◆ **Task to carry out**: Starting at the first line of the data, please print exactly those lines through the one that holds "minimum width=904pt, minimum", omitting every picture.

— BEGIN —

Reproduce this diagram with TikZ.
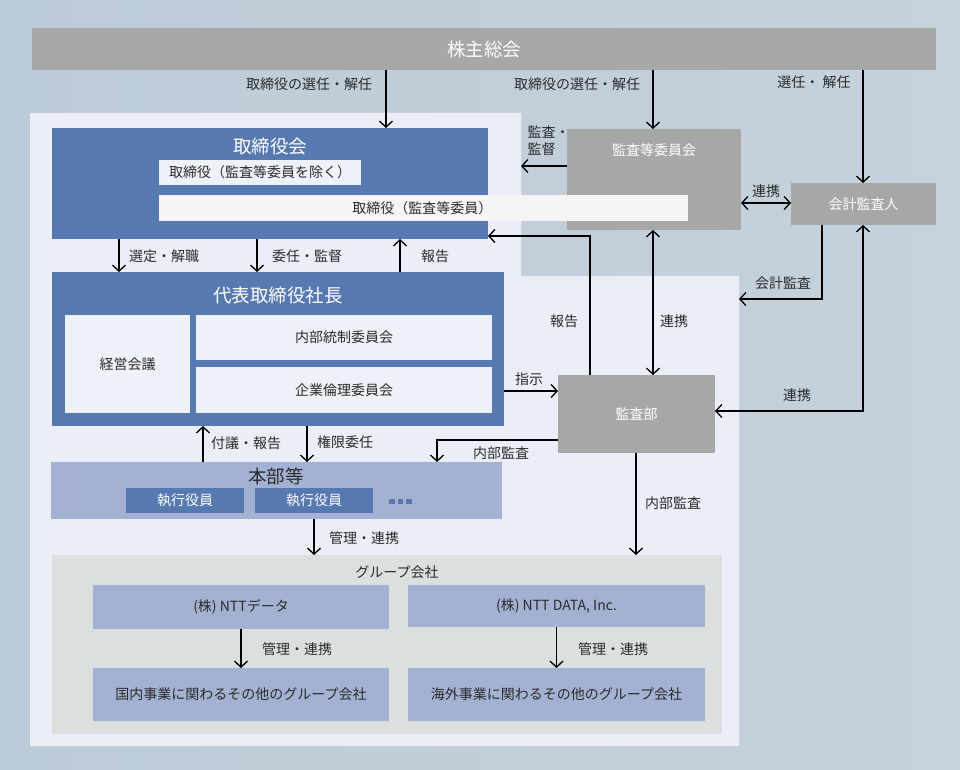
\documentclass[tikz,border=0pt]{standalone}
\usepackage{fontspec}
\setmainfont{Noto Sans CJK JP}
\usetikzlibrary{arrows.meta}

\definecolor{bgL}{HTML}{BCCBD8}
\definecolor{bgM}{HTML}{A8BCD2}
\definecolor{bgR}{HTML}{C6D2DC}
\definecolor{pane}{HTML}{EBEEF7}
\definecolor{blu}{HTML}{5779B2}
\definecolor{lblu}{HTML}{A3B1D2}
\definecolor{gry}{HTML}{A6A7A7}
\definecolor{grpbg}{HTML}{DCDFE0}
\definecolor{wbox}{HTML}{EFF1F8}
\definecolor{wlong}{HTML}{F5F5F8}
\definecolor{txt}{HTML}{2B2B2B}

\tikzset{
  box/.style={anchor=north west, inner sep=0pt, outer sep=0pt},
  graybox/.style={box, fill=gry, text=white, font=\fontsize{14pt}{16pt}\selectfont},
  bluebox/.style={box, fill=blu},
  whitebox/.style={box, fill=wbox, text=txt, font=\fontsize{14pt}{16pt}\selectfont},
  subbox/.style={box, fill=lblu, text=txt, font=\fontsize{14pt}{16pt}\selectfont},
  title/.style={inner sep=0pt, font=\fontsize{18.5pt}{20pt}\selectfont},
  lbl/.style={inner sep=0pt, text=txt, font=\fontsize{14pt}{16pt}\selectfont},
}

\begin{document}
\begin{tikzpicture}[x=1pt,y=-1pt, >={Straight Barb[length=6pt,width=13pt]},
  every path/.style={line width=1.3pt}]
    % Background and panels
    \useasboundingbox (0,0) rectangle (960,770);
    \shade[left color=bgL, middle color=bgM, right color=bgR, line width=0pt] (0,0) rectangle (960,770);
    \coordinate (notch) at (521,276);
    \coordinate (pnE) at (739,276);
    \fill[pane] (30,113) -- (521,113) -- (notch) -- (pnE) -- (739,746) -- (30,746) -- cycle;

    % Shareholders meeting
    \node[graybox, minimum width=904pt, minimum height=42pt, font=\fontsize{18.5pt}{20pt}\selectfont] (gm) at (32,28) {株主総会};

    % Board of directors
    \node[bluebox, minimum width=436pt, minimum height=111pt] (brd) at (52,128) {};
    \node[title, text=white] (brdT) at (270,146) {取締役会};
    \node[whitebox, minimum width=202pt, minimum height=25pt] (dir) at (159,160) {取締役（監査等委員を除く）};
    \node[graybox, minimum width=174pt, minimum height=101pt] (acm) at (567,129) {};
    \node[inner sep=0pt, text=white, font=\fontsize{14pt}{16pt}\selectfont] (acmT) at (654,150) {監査等委員会};
    \node[box, fill=wlong, minimum width=529pt, minimum height=26pt] (dirA) at (159,195) {};
    \node[lbl, anchor=east] (dirAT) at (493,208) {取締役（監査等委員）};
    \node[graybox, minimum width=145pt, minimum height=42pt] (aca) at (791,183) {会計監査人};

    % President
    \node[bluebox, minimum width=452pt, minimum height=154pt] (ceo) at (52,272) {};
    \node[title, text=white] (ceoT) at (278,295) {代表取締役社長};
    \node[whitebox, minimum width=125pt, minimum height=98pt] (mgm) at (65,315) {経営会議};
    \node[whitebox, minimum width=296pt, minimum height=45pt] (icc) at (196,315) {内部統制委員会};
    \node[whitebox, minimum width=296pt, minimum height=46pt] (eth) at (196,367) {企業倫理委員会};

    % Headquarters
    \node[subbox, minimum width=451pt, minimum height=57pt] (hq) at (51,462) {};
    \node[title, text=txt] (hqT) at (276,476) {本部等};
    \node[bluebox, text=white, minimum width=118pt, minimum height=25pt, font=\fontsize{14pt}{16pt}\selectfont] (ex1) at (126,488) {執行役員};
    \node[bluebox, text=white, minimum width=118pt, minimum height=25pt, font=\fontsize{14pt}{16pt}\selectfont] (ex2) at (255,488) {執行役員};
    \foreach \i in {0,1,2}
        \fill[blu, line width=0pt] (389+8.5*\i,498.5) rectangle ++(5.5,5);

    % Audit department
    \node[graybox, minimum width=157pt, minimum height=78pt] (adp) at (558,375) {監査部};

    % Group companies
    \node[box, fill=grpbg, minimum width=670pt, minimum height=179pt] (grp) at (52,555) {};
    \node[lbl] (grpT) at (397,572) {グループ会社};
    \node[subbox, minimum width=296pt, minimum height=44pt] (nttd) at (93,585) {(株) NTTデータ};
    \node[subbox, minimum width=297pt, minimum height=42pt] (ntti) at (408,585) {(株) NTT DATA, Inc.};
    \node[subbox, minimum width=296pt, minimum height=53pt] (dom) at (93,668) {国内事業に関わるその他のグループ会社};
    \node[subbox, minimum width=297pt, minimum height=53pt] (ovs) at (408,668) {海外事業に関わるその他のグループ会社};

    % Arrows from the shareholders meeting
    \draw[->] (gm.south -| 386,0) -- (brd.north -| 386,0);
    \draw[->] (gm.south -| 653,0) -- (acm.north -| 653,0);
    \draw[->] (gm.south -| 863,0) -- (aca.north -| 863,0);
    \node[lbl] (l1) at (309,84) {取締役の選任・解任};
    \node[lbl] (l2) at (577,84) {取締役の選任・解任};
    \node[lbl] (l3) at (814,82) {選任・ 解任};

    % Audit committee and auditor
    \draw[->] (acm.west |- 0,166) -- (notch |- 0,166);
    \node[lbl, align=left, anchor=north west] (l4) at (527,125) {監査・\\[1.5pt]監督};
    \draw[<->] (acm.east |- 0,203) -- (aca.west |- 0,203);
    \node[lbl] (l5) at (766,191) {連携};
    \draw[->] (aca.south -| 822,0) |- (pnE |- 0,299);
    \node[lbl] (l6) at (783,283) {会計監査};
    \draw[<->] (aca.south -| 863,0) |- (adp.east |- 0,411);
    \node[lbl] (l7) at (797,395) {連携};

    % Audit department links
    \draw[->] (adp.north -| 590,0) |- (brd.east |- 0,236);
    \node[lbl] (l8) at (564,321) {報告};
    \draw[<->] (acm.south -| 653,0) -- (adp.north -| 653,0);
    \node[lbl] (l9) at (674,321) {連携};
    \draw[->] (ceo.east |- 0,391) -- (adp.west |- 0,391);
    \node[lbl] (l10) at (529,379) {指示};
    \draw[->] (adp.west |- 0,440) -| (hq.north -| 437,0);
    \node[lbl] (l11) at (501,453) {内部監査};
    \draw[->] (adp.south -| 636,0) -- (grp.north -| 636,0);
    \node[lbl] (l12) at (673,503) {内部監査};

    % Board to president
    \draw[->] (brd.south -| 119,0) -- (ceo.north -| 119,0);
    \node[lbl] (l13) at (164,256) {選定・解職};
    \draw[->] (brd.south -| 257,0) -- (ceo.north -| 257,0);
    \node[lbl] (l14) at (307,256) {委任・監督};
    \draw[->] (ceo.north -| 400,0) -- (brd.south -| 400,0);
    \node[lbl] (l15) at (435,256) {報告};

    % President and headquarters
    \draw[->] (hq.north -| 203,0) -- (ceo.south -| 203,0);
    \node[lbl] (l16) at (246,443) {付議・報告};
    \draw[->] (ceo.south -| 307,0) -- (hq.north -| 307,0);
    \node[lbl] (l17) at (345,442) {権限委任};
    \draw[->] (hq.south -| 314,0) -- (grp.north -| 314,0);
    \node[lbl] (l18) at (364,538) {管理・連携};

    % Inside the group
    \draw[->] (nttd.south) -- (dom.north);
    \node[lbl] (l19) at (297,649) {管理・連携};
    \draw[->] (ntti.south) -- (ovs.north);
    \node[lbl] (l20) at (613,649) {管理・連携};
\end{tikzpicture}
\end{document}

— END —

◆ **Solution to this task**:
Reproduce this diagram with TikZ.
\documentclass[tikz,border=0pt]{standalone}
\usepackage{fontspec}
\setmainfont{Noto Sans CJK JP}
\usetikzlibrary{arrows.meta}

\definecolor{bgL}{HTML}{BCCBD8}
\definecolor{bgM}{HTML}{A8BCD2}
\definecolor{bgR}{HTML}{C6D2DC}
\definecolor{pane}{HTML}{EBEEF7}
\definecolor{blu}{HTML}{5779B2}
\definecolor{lblu}{HTML}{A3B1D2}
\definecolor{gry}{HTML}{A6A7A7}
\definecolor{grpbg}{HTML}{DCDFE0}
\definecolor{wbox}{HTML}{EFF1F8}
\definecolor{wlong}{HTML}{F5F5F8}
\definecolor{txt}{HTML}{2B2B2B}

\tikzset{
  box/.style={anchor=north west, inner sep=0pt, outer sep=0pt},
  graybox/.style={box, fill=gry, text=white, font=\fontsize{14pt}{16pt}\selectfont},
  bluebox/.style={box, fill=blu},
  whitebox/.style={box, fill=wbox, text=txt, font=\fontsize{14pt}{16pt}\selectfont},
  subbox/.style={box, fill=lblu, text=txt, font=\fontsize{14pt}{16pt}\selectfont},
  title/.style={inner sep=0pt, font=\fontsize{18.5pt}{20pt}\selectfont},
  lbl/.style={inner sep=0pt, text=txt, font=\fontsize{14pt}{16pt}\selectfont},
}

\begin{document}
\begin{tikzpicture}[x=1pt,y=-1pt, >={Straight Barb[length=6pt,width=13pt]},
  every path/.style={line width=1.3pt}]
    % Background and panels
    \useasboundingbox (0,0) rectangle (960,770);
    \shade[left color=bgL, middle color=bgM, right color=bgR, line width=0pt] (0,0) rectangle (960,770);
    \coordinate (notch) at (521,276);
    \coordinate (pnE) at (739,276);
    \fill[pane] (30,113) -- (521,113) -- (notch) -- (pnE) -- (739,746) -- (30,746) -- cycle;

    % Shareholders meeting
    \node[graybox, minimum width=904pt, minimum height=42pt, font=\fontsize{18.5pt}{20pt}\selectfont] (gm) at (32,28) {株主総会};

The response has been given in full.